January 04, 2021
"Most owners don’t think about a dog needing a transfusion until they find themselves in the situation where their own pet needs one."
Bobo, a lively 9 yr old Pekingese, suddenly began exhibiting seizure-like activity in May of 2020. She was taken to her regular vet for a workup, and radiographs showed a splenic mass. After the splenectomy, Bobo’s recovery included continued workup for the seizure-like activity. But, a few months later, Bobo developed autoimmune hemolytic anemia and needed an emergency blood transfusion.
Most owners are unaware of how strained the animal blood banks are across the country, only having half a dozen or so commercial blood banks. Some hospitals do in-house emergency donors because they are unable to stock blood or wait for it to be shipped when an emergency arises. Some of the larger hospitals stock blood that is distributed from larger commercial blood banks like BRVBB.
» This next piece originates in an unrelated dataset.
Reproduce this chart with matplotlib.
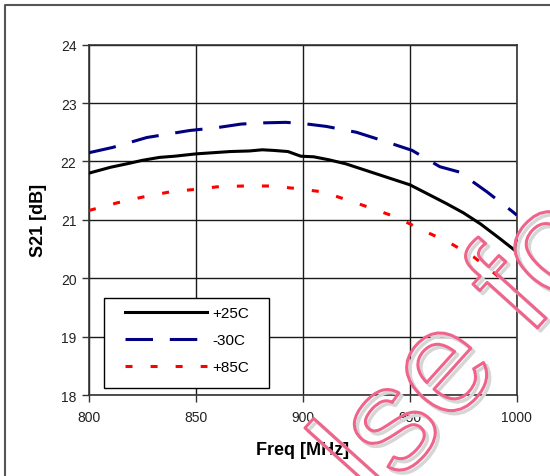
import matplotlib
matplotlib.use("Agg")
import matplotlib.pyplot as plt
import matplotlib.patheffects as pe
from matplotlib.lines import Line2D
from matplotlib.patches import Rectangle

plt.rcParams['font.family'] = ['Liberation Sans', 'DejaVu Sans']

# S21 vs frequency
freq_25 = [800, 805, 810, 819, 825, 833, 840, 850, 858, 866, 875, 881, 886, 893,
           899, 905, 912, 920, 930, 940, 950, 958, 967, 975, 983, 992, 1000]
s21_25 = [21.80, 21.85, 21.90, 21.97, 22.02, 22.07, 22.09, 22.13, 22.15, 22.17,
          22.18, 22.20, 22.19, 22.17, 22.09, 22.08, 22.03, 21.96, 21.84, 21.72,
          21.60, 21.45, 21.28, 21.12, 20.93, 20.68, 20.45]

freq_m30 = [800, 811, 827, 847, 860, 871, 880, 892, 900, 911, 925, 937, 951,
            964, 973, 986, 998, 1000]
s21_m30 = [22.15, 22.24, 22.41, 22.53, 22.58, 22.64, 22.66, 22.67, 22.65, 22.60,
           22.50, 22.36, 22.19, 21.91, 21.82, 21.48, 21.14, 21.08]

freq_85 = [800, 813, 825, 838, 849, 861, 873, 885, 896, 909, 920, 932, 944,
           956, 968, 980, 990, 1000]
s21_85 = [21.16, 21.29, 21.39, 21.48, 21.52, 21.57, 21.58, 21.58, 21.54, 21.48,
          21.35, 21.20, 21.04, 20.82, 20.62, 20.36, 20.07, 19.76]

xticks = [800, 850, 900, 950, 1000]
yticks = [18, 19, 20, 21, 22, 23, 24]

fig = plt.figure(figsize=(5.5, 4.77), dpi=100)
ax = fig.add_axes([0.1618, 0.1698, 0.778, 0.7344])

ax.plot(freq_25, s21_25, color='black', lw=2.2, label='+25C', zorder=4)
ax.plot(freq_m30, s21_m30, color='#000080', lw=2.2, dashes=(9, 5.5), label='-30C', zorder=3)
ax.plot(freq_85, s21_85, color='#ff0000', lw=2.2, dashes=(2.3, 5.9), label='+85C', zorder=3)

ax.set_xlim(800, 1000)
ax.set_ylim(18, 24)
ax.set_xticks(xticks)
ax.set_yticks(yticks)
ax.grid(True, color='#1a1a1a', lw=1.0)
ax.set_axisbelow(True)
for s in ax.spines.values():
    s.set_color('#333333')
    s.set_linewidth(1.2)
ax.tick_params(direction='out', length=5, width=1, color='#333333',
               labelsize=10, labelcolor='#222222')
ax.tick_params(axis='x', pad=6)
ax.tick_params(axis='y', pad=4)

ax.set_xlabel('Freq [MHz]', fontsize=13, fontweight='bold', labelpad=12)
ax.set_ylabel('S21 [dB]', fontsize=13, fontweight='bold', labelpad=10)

# legend box drawn separately so the padding matches the original
ax.add_patch(Rectangle((0.035, 0.020), 0.3855, 0.257, transform=ax.transAxes,
                       facecolor='white', edgecolor='black', lw=1.0, zorder=5))
leg = ax.legend(loc='upper left', bbox_to_anchor=(0.0841, 0.254), fontsize=11,
                handlelength=5.4, handletextpad=0.3, labelspacing=0.86,
                borderpad=0, borderaxespad=0, frameon=False)
leg.set_zorder(6)

# outer chart frame (clipped at right/bottom in the source)
fig.add_artist(Line2D([4.5 / 550, 4.5 / 550, 1], [0, 1 - 5.5 / 477, 1 - 5.5 / 477],
                      transform=fig.transFigure, color='#555555', lw=1.5))

# watermark: hollow letters with a grey drop shadow
wm = fig.text(377 / 550, 1 - 507 / 477, 'lse for', fontsize=105,
              color='none', rotation=48, rotation_mode='anchor', ha='left',
              va='baseline', zorder=10)
wm.set_path_effects([
    pe.Stroke(linewidth=2.5, foreground='#d6d6d6', offset=(2.2, -2.2)),
    pe.Stroke(linewidth=2.2, foreground='#f0648c'),
])

fig.savefig('out.png', dpi=100)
Canine blood types are often simplified by determining if they are DEA 1.1 positive or negative. Only about 30% of dogs are negative. We typed Bobo and she was DEA 1.1 positive. Her primary veterinarian determined she needed packed red blood cells specifically. The blood bank was able to move some orders around to accommodate for this last minute emergency call with the cooperation of some great professionals. The owner was able to come pick up her blood from our facility in Purcellville.
So who donated the blood that went to Bobo?!
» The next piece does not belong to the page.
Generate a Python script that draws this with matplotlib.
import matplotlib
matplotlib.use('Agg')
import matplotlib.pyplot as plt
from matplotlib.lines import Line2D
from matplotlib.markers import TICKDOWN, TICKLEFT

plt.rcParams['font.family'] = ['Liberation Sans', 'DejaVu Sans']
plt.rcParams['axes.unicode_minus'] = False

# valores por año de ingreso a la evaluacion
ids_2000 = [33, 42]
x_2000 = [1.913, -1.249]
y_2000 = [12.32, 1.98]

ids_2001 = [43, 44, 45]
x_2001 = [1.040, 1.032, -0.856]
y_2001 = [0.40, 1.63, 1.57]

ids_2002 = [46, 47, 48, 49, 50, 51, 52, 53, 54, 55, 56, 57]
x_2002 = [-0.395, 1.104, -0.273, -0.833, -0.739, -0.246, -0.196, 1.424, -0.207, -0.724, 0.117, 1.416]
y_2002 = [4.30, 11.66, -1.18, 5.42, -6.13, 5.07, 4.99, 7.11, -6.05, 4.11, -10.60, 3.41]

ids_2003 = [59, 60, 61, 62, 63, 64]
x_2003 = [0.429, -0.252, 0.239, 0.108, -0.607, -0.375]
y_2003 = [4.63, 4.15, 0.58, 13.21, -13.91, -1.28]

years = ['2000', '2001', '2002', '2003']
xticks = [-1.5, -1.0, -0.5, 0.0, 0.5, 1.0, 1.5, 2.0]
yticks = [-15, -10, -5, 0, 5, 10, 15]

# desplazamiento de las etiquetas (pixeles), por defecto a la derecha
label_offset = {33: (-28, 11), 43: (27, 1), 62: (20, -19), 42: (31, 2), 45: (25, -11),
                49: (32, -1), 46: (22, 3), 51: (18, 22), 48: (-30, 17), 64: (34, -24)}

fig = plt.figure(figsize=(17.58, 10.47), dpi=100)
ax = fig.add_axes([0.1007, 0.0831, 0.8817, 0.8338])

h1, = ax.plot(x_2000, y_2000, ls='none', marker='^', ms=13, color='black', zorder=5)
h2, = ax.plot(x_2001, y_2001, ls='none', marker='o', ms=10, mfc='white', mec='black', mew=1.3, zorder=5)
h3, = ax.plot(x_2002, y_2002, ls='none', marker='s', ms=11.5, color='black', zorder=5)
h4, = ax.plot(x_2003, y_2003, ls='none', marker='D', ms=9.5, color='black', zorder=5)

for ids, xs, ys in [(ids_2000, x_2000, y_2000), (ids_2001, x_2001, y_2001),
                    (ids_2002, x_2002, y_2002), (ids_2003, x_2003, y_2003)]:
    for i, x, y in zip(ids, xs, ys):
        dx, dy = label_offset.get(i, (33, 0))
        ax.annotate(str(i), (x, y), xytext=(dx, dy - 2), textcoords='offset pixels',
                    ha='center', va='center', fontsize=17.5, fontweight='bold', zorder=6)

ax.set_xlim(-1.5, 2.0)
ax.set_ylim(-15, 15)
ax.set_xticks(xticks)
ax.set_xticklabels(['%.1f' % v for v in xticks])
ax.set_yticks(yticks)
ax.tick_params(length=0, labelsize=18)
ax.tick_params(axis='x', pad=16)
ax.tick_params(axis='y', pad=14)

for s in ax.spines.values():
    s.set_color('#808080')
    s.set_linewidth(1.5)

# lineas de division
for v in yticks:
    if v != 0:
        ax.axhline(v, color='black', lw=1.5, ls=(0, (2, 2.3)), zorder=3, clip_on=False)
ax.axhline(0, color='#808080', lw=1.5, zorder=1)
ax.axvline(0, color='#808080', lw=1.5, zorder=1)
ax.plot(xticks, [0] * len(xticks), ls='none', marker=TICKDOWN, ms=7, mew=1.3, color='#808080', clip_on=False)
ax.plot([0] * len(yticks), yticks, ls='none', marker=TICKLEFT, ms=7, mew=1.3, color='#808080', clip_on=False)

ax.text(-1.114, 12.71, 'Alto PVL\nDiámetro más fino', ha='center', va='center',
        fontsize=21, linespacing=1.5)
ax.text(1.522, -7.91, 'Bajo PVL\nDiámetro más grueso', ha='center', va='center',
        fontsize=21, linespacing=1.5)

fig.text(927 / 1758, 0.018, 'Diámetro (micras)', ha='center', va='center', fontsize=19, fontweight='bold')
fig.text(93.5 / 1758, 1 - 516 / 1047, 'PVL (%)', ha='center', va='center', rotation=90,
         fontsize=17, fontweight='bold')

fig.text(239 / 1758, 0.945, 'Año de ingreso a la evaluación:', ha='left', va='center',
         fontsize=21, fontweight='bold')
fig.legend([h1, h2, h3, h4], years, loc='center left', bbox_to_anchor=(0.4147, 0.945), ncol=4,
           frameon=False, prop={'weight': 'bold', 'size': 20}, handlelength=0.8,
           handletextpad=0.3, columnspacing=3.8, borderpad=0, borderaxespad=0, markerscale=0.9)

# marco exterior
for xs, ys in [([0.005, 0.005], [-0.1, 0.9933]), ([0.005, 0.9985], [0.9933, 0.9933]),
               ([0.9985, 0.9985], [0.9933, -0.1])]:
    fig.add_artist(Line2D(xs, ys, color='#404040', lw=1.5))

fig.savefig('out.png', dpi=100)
Because donor owners love when we have a story about where their dog's blood went! It was donated by a sweet Husky named Diesel who lives local to our area. He has been in the program for 6 years. Diesel is actually a patient at the regular vet that Bobo visits for her care! What a small world! Diesel's plasma also went to a university teaching hospital for one of their patients.
From Bobo's owner:
“It was a huge relief knowing there was product available and just a short drive away. I remember in the ‘old days’ a clinic I worked for in the '90s out West had a resident Greyhound for emergency transfusions, and if several dogs needed transfusions, staff would bring in their own healthy dogs to act as donors. Typing was unavailable,” Bobo’s owner said.
"Another clinic I worked at, when Ehrlichiosis was just starting to be recognized as a cause of IMHA, we just hoped a dog didn't need a 2nd transfusion before responding to treatment, because the risk without typing was not only scary, but impossible to know. And when we moved back to the East Coast over 15 years ago, and one of our large breeds had an emergency that might require blood, we would bring a relative along just in case.
Fast forward to today, and it is a HUGE relief knowing that there is a local, screened source of blood from healthy, typed donors—if a second transfusion is needed, it can be done safely. I’m very grateful to Diesel and his owner for giving Bobo such a huge gift! And to the BRVBB! Owners who are interested in making a difference in the lives of other dogs should know what a tremendous impact they can have on not just one but a number of dogs.”